To pilot an aircraft you need skill, intelligence, and other abilities that not everyone has. It’s an incredibly selective process on which a minor thing could become a disqualifying element. Top physical shape, attention to details, and steel-strong determination are just few of the things needed.
Sometimes, you also need luck – like in this video, where some lucky pilots avoid disaster, and more likely certain death, by escaping unscathed from a would-be disaster. Not everyone is so lucky, that much is clear. Some of these crashes are way too close. Just watch.
In the first near disaster, test pilot Phil Oestricher, found himself off the ground in a high-speed taxi test in the early 1970s at Edwards Air Force Base. This was the first flight of the YF-16 but completely unintended. Once the aircraft lifts off the runway, the pilot chose to lift off and go around to come in for a normal landing rather than damaging the plane, according to the Aviation Geek Club.
The next aircraft comes in for a landing on its bottom, but the pilot saves the day by finding refuge back up in the sky. The aircraft after that seems to be unable to stop in enough time and has to go back up into the sky and try again.
Many times, the aircraft seems to be right on target but at the last second something happens, and it veers off. It is those deviations that can cause these near accidents.
Check out the aircraft that has an issue during refueling. It is difficult to determine exactly what happened there but there was certainly a serious problem. Some of the aircrafts you see come in on a nosedive, some almost on their sides, and also on their tails but with the quick thinking of an experienced, or lucky pilot, these mishaps don’t have to be disastrous.
One of the aircrafts that comes in for a landing seems to be doing just fine and then all of a sudden it belly flops.
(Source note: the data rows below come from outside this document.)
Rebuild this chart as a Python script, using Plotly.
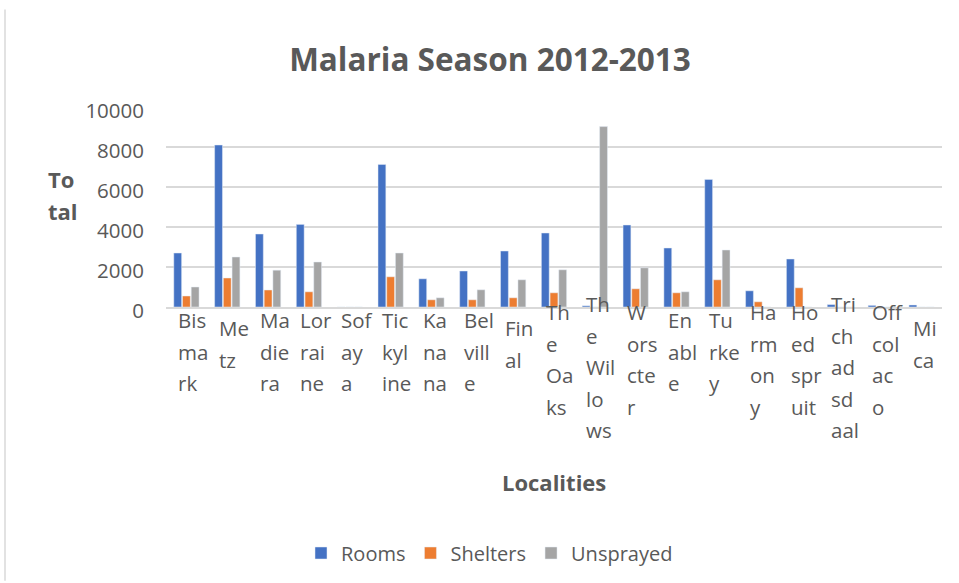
import plotly.graph_objects as go

categories = ["Bismark", "Metz", "Madiera", "Lorraine", "Sofaya", "Tickyline", "Kanana",
              "Belville", "Final", "The Oaks", "The Willows", "Worscter", "Enable", "Turkey",
              "Harmony", "Hoedspruit", "Trichadsdaal", "Offcolaco", "Mica"]
label_lines = [["Bis", "ma", "rk"], ["Me", "tz"], ["Ma", "die", "ra"], ["Lor", "rai", "ne"],
               ["Sof", "ay", "a"], ["Tic", "kyl", "ine"], ["Ka", "na", "na"], ["Bel", "vill", "e"],
               ["Fin", "al"], ["Th", "e", "Oa", "ks"], ["Th", "e", "Wil", "lo", "ws"],
               ["W", "ors", "cte", "r"], ["En", "abl", "e"], ["Tu", "rke", "y"],
               ["Ha", "rm", "on", "y"], ["Ho", "ed", "spr", "uit"], ["Tri", "ch", "ad", "sd", "aal"],
               ["Off", "col", "ac", "o"], ["Mi", "ca"]]
rooms = [2700, 8100, 3650, 4130, 0, 7130, 1410, 1800, 2800, 3700, 60, 4100, 2950, 6380,
         810, 2400, 120, 80, 100]
shelters = [550, 1450, 850, 760, 0, 1510, 360, 360, 460, 710, 0, 910, 710, 1360,
            260, 960, 0, 0, 0]
unsprayed = [1000, 2500, 1840, 2250, 0, 2700, 460, 860, 1360, 1860, 9020, 1960, 760, 2850,
             0, 0, 0, 0, 0]
y_ticks = [0, 2000, 4000, 6000, 8000, 10000]
y_tick_text = ["0", "2000", "4000", "6000", "8000", "10000"]

TXT = "#595959"
FONT = "Open Sans"

fig = go.Figure()
fig.add_trace(go.Bar(name="Rooms", x=categories, y=rooms, marker_color="#4472c4"))
fig.add_trace(go.Bar(name="Shelters", x=categories, y=shelters, marker_color="#ed7d31"))
fig.add_trace(go.Bar(name="Unsprayed", x=categories, y=unsprayed, marker_color="#a5a5a5"))

W, H = 959, 583
L, R, T, B = 166, 17, 107, 275
plot_h = H - T - B

annotations = []
for cat, lines in zip(categories, label_lines):
    n = len(lines)
    first = 37 - 8 * n  # offset (px) of first line centre below the axis
    for i, ln in enumerate(lines):
        annotations.append(dict(
            x=cat, xref="x", y=0, yref="paper", text=ln, showarrow=False,
            xanchor="left", yanchor="middle", xshift=-10.5, yshift=-(first + 31.5 * i),
            font=dict(family=FONT, size=20.5, color=TXT)))

# axis titles
annotations.append(dict(x=0.5, xref="paper", y=0, yref="paper", text="<b>Localities</b>",
                        showarrow=False, xanchor="center", yanchor="middle",
                        yshift=-(483 - 308), font=dict(family=FONT, size=22, color=TXT)))
for i, t in enumerate(["<b>To</b>", "<b>tal</b>"]):
    annotations.append(dict(x=(46 - L) / (W - L - R), xref="paper", y=1, yref="paper", text=t,
                            showarrow=False, xanchor="left", yanchor="middle",
                            yshift=-(179 - T + 32 * i),
                            font=dict(family=FONT, size=22, color=TXT)))

fig.update_layout(
    width=W, height=H,
    margin=dict(l=L, r=R, t=T, b=B),
    paper_bgcolor="white", plot_bgcolor="white",
    barmode="group", bargap=0.36, bargroupgap=0.1,
    title=dict(text="<b>Malaria Season 2012-2013</b>", x=490 / W, xref="container",
               xanchor="center", y=1 - 60 / H, yref="container", yanchor="middle",
               font=dict(family=FONT, size=31.5, color=TXT)),
    font=dict(family=FONT, color=TXT, size=20),
    showlegend=True,
    legend=dict(orientation="h", x=(301 - L) / (W - L - R), xanchor="left",
                y=(308 - 553) / plot_h, yanchor="middle",
                font=dict(family=FONT, size=20, color=TXT), traceorder="normal"),
    annotations=annotations,
    shapes=[dict(type="line", xref="paper", yref="paper",
                 x0=(5 - L) / (W - L - R), x1=(5 - L) / (W - L - R),
                 y0=(308 - 9) / plot_h, y1=(308 - 583) / plot_h,
                 line=dict(color="#d9d9d9", width=1.5))],
)
fig.update_xaxes(showticklabels=False, showgrid=False, showline=True, linecolor="#d9d9d9",
                 linewidth=1.5, ticks="")
fig.update_yaxes(range=[0, 10000], tickvals=y_ticks, ticktext=y_tick_text, showgrid=True,
                 gridcolor="#d9d9d9", gridwidth=1.5, zeroline=False, showline=False, ticks="",
                 ticklabelstandoff=21, ticklabelshift=4,
                 tickfont=dict(family=FONT, size=20.5, color=TXT))

fig.write_html("out.html")
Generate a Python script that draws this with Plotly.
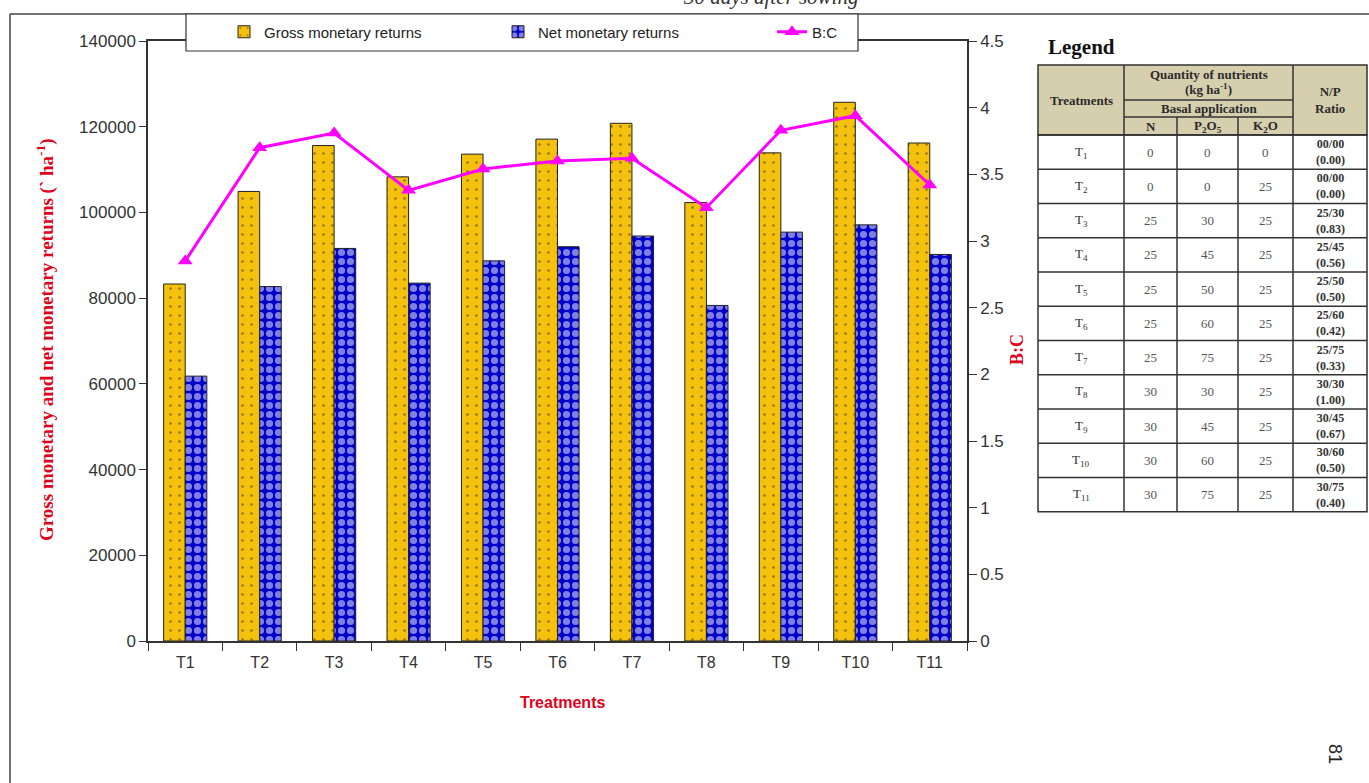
import plotly.graph_objects as go

# ---- chart data ----
treatments = ["T1", "T2", "T3", "T4", "T5", "T6", "T7", "T8", "T9", "T10", "T11"]
gross_returns = [83300, 104900, 115600, 108300, 113600, 117100, 120800, 102300, 113900, 125700, 116200]
net_returns = [61800, 82700, 91600, 83500, 88700, 92000, 94500, 78300, 95400, 97100, 90200]
bc_ratio = [2.85, 3.70, 3.81, 3.38, 3.54, 3.60, 3.62, 3.25, 3.83, 3.94, 3.42]

# ---- legend table data ----
table_rows = ["T<sub>1</sub>", "T<sub>2</sub>", "T<sub>3</sub>", "T<sub>4</sub>", "T<sub>5</sub>",
              "T<sub>6</sub>", "T<sub>7</sub>", "T<sub>8</sub>", "T<sub>9</sub>", "T<sub>10</sub>", "T<sub>11</sub>"]
dose_n = [0, 0, 25, 25, 25, 25, 25, 30, 30, 30, 30]
dose_p = [0, 0, 30, 45, 50, 60, 75, 30, 45, 60, 75]
dose_k = [0, 25, 25, 25, 25, 25, 25, 25, 25, 25, 25]
np_ratio = ["00/00<br>(0.00)", "00/00<br>(0.00)", "25/30<br>(0.83)", "25/45<br>(0.56)",
            "25/50<br>(0.50)", "25/60<br>(0.42)", "25/75<br>(0.33)", "30/30<br>(1.00)",
            "30/45<br>(0.67)", "30/60<br>(0.50)", "30/75<br>(0.40)"]

W, H = 1369, 783
ML, MR, MT, MB = 148, 402, 41, 142
PW, PH = W - ML - MR, H - MT - MB

def px(x):
    return (x - ML) / PW

def py(y):
    return (H - MB - y) / PH

SANS = "Liberation Sans, Arial, sans-serif"
SERIF = "Liberation Serif, Times New Roman, serif"
RED = "#E0001B"
AXC = "#333333"

fig = go.Figure()

fig.add_trace(go.Bar(
    x=treatments, y=gross_returns, name="Gross monetary returns",
    marker=dict(color="#F4C20D", line=dict(color="#222222", width=1),
                pattern=dict(shape=".", fgcolor="#2a1e00", bgcolor="#F4C20D",
                             size=9, solidity=0.06)),
))
fig.add_trace(go.Bar(
    x=treatments, y=net_returns, name="Net monetary returns",
    marker=dict(color="#0000C8", line=dict(color="#222222", width=1),
                pattern=dict(shape=".", fgcolor="#FFFFFF", bgcolor="#0000C8",
                             size=9, solidity=0.5)),
))
fig.add_trace(go.Scatter(
    x=treatments, y=bc_ratio, name="B:C", yaxis="y2", mode="lines+markers",
    line=dict(color="#FF00FF", width=3),
    marker=dict(symbol="triangle-up", size=13, color="#FF00FF"),
))

fig.update_layout(
    width=W, height=H,
    margin=dict(l=ML, r=MR, t=MT, b=MB),
    paper_bgcolor="white", plot_bgcolor="white",
    barmode="group", bargap=0.42, bargroupgap=0,
    font=dict(family=SANS, size=16, color=AXC),
    showlegend=True,
    legend=dict(orientation="h", x=px(224), y=py(32), xanchor="left", yanchor="middle",
                bgcolor="rgba(0,0,0,0)", borderwidth=0,
                font=dict(family=SANS, size=15, color="#222222"),
                entrywidth=229, entrywidthmode="pixels", traceorder="normal"),
    xaxis=dict(range=[-0.5, 10.5], showline=True, linecolor=AXC, linewidth=1.5, mirror=True,
               ticks="outside", ticklen=8, tickcolor=AXC, tickson="boundaries",
               ticklabelstandoff=6,
               showgrid=False, tickfont=dict(family=SANS, size=16, color=AXC)),
    yaxis=dict(range=[0, 140000], dtick=20000, tickformat="d", showline=True,
               linecolor=AXC, linewidth=1.5, ticks="outside", ticklen=7, tickcolor=AXC,
               showgrid=False, zeroline=False,
               tickfont=dict(family=SANS, size=17, color=AXC)),
    yaxis2=dict(range=[0, 4.5], dtick=0.5, overlaying="y", side="right", showline=True,
                linecolor=AXC, linewidth=1.5, ticks="outside", ticklen=8, tickcolor=AXC,
                showgrid=False, zeroline=False,
                tickfont=dict(family=SANS, size=17, color=AXC)),
)

shapes = []
annotations = []

def line(x0, y0, x1, y1, color="#333333", width=1.5):
    shapes.append(dict(type="line", xref="paper", yref="paper",
                       x0=px(x0), y0=py(y0), x1=px(x1), y1=py(y1),
                       line=dict(color=color, width=width), layer="above"))

def rect(x0, y0, x1, y1, fill, color="#333333", width=1.5):
    shapes.append(dict(type="rect", xref="paper", yref="paper",
                       x0=px(x0), y0=py(y0), x1=px(x1), y1=py(y1),
                       fillcolor=fill, line=dict(color=color, width=width), layer="above"))

def text(x, y, s, size=12, family=SERIF, color="#222222", angle=0, bold=False, italic=False):
    if bold:
        s = "<b>" + s + "</b>"
    if italic:
        s = "<i>" + s + "</i>"
    annotations.append(dict(xref="paper", yref="paper", x=px(x), y=py(y), text=s,
                            showarrow=False, textangle=angle, xanchor="center", yanchor="middle",
                            font=dict(family=family, size=size, color=color)))

# page frame
line(10, 14, W, 14, color="#444444", width=1.5)
line(10, 14, 10, H, color="#444444", width=1.5)

# legend box behind the legend entries
shapes.append(dict(type="rect", xref="paper", yref="paper",
                   x0=px(186), y0=py(14), x1=px(858), y1=py(51),
                   fillcolor="white", line=dict(color="#333333", width=1.2), layer="above"))

# axis titles
text(45, 340, "Gross monetary and net monetary returns (` ha<sup>-1</sup>)", size=19,
     color=RED, angle=-90, bold=True)
text(1017, 350, "B:C", size=18, color=RED, angle=-90, bold=True)
text(562, 702, "Treatments", size=16, family=SANS, color=RED, bold=True)

# running header and page number
text(770, -3, "30 days after sowing", size=21, italic=True, color="#333333")
text(1335, 754, "81", size=18, family=SANS, color="#222222", angle=90)

# ---- nutrient legend table ----
cols = [1038, 1124, 1177, 1238, 1293, 1367]
h_top, h_q, h_b, h_bot = 65, 100, 117, 135
row_h = (511.7 - h_bot) / len(table_rows)
t_bot = h_bot + row_h * len(table_rows)

text(1081, 47, "Legend", size=21, bold=True, color="#111111")

rect(cols[0], h_top, cols[-1], h_bot, "#D6CFAE")
rect(cols[0], h_bot, cols[-1], t_bot, "white")
for xv in (cols[1], cols[4]):
    line(xv, h_top, xv, t_bot)
for xv in (cols[2], cols[3]):
    line(xv, h_b, xv, t_bot)
line(cols[1], h_q, cols[4], h_q)
line(cols[1], h_b, cols[4], h_b)
for i in range(len(table_rows)):
    yv = h_bot + row_h * i
    line(cols[0], yv, cols[-1], yv)

hc = "#2b2b2b"
text((cols[0] + cols[1]) / 2, (h_top + h_bot) / 2, "Treatments", size=13, bold=True, color=hc)
text((cols[1] + cols[4]) / 2, 74, "Quantity of nutrients", size=13, bold=True, color=hc)
text((cols[1] + cols[4]) / 2, 89, "(kg ha<sup>-1</sup>)", size=13, bold=True, color=hc)
text((cols[1] + cols[4]) / 2, 108.5, "Basal application", size=13, bold=True, color=hc)
text((cols[1] + cols[2]) / 2, 126, "N", size=13, bold=True, color=hc)
text((cols[2] + cols[3]) / 2, 126, "P<sub>2</sub>O<sub>5</sub>", size=13, bold=True, color=hc)
text((cols[3] + cols[4]) / 2, 126, "K<sub>2</sub>O", size=13, bold=True, color=hc)
text((cols[4] + cols[5]) / 2, (h_top + h_bot) / 2, "N/P<br>Ratio", size=13, bold=True, color=hc)

vc = "#555555"
for i, name in enumerate(table_rows):
    yc = h_bot + row_h * (i + 0.5)
    text((cols[0] + cols[1]) / 2, yc, name, size=13, color="#333333")
    text((cols[1] + cols[2]) / 2, yc, str(dose_n[i]), size=13, color=vc)
    text((cols[2] + cols[3]) / 2, yc, str(dose_p[i]), size=13, color=vc)
    text((cols[3] + cols[4]) / 2, yc, str(dose_k[i]), size=13, color=vc)
    text((cols[4] + cols[5]) / 2, yc, np_ratio[i], size=12, bold=True, color="#333333")

fig.update_layout(shapes=shapes, annotations=annotations)

fig.write_html("out.html")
While smoke and flames protrude from its underside, it is able to make a safe landing.
One F-84 that slides off the side of the tarmac appears to disappear into the ocean after a flip and a rollover.
The final mishap landing in the video was an F-16 during its early days. It got the nickname “Lawn Dart” because of the engine and computer problems it had, which often caused it to plummet to Earth when its single engine burns out.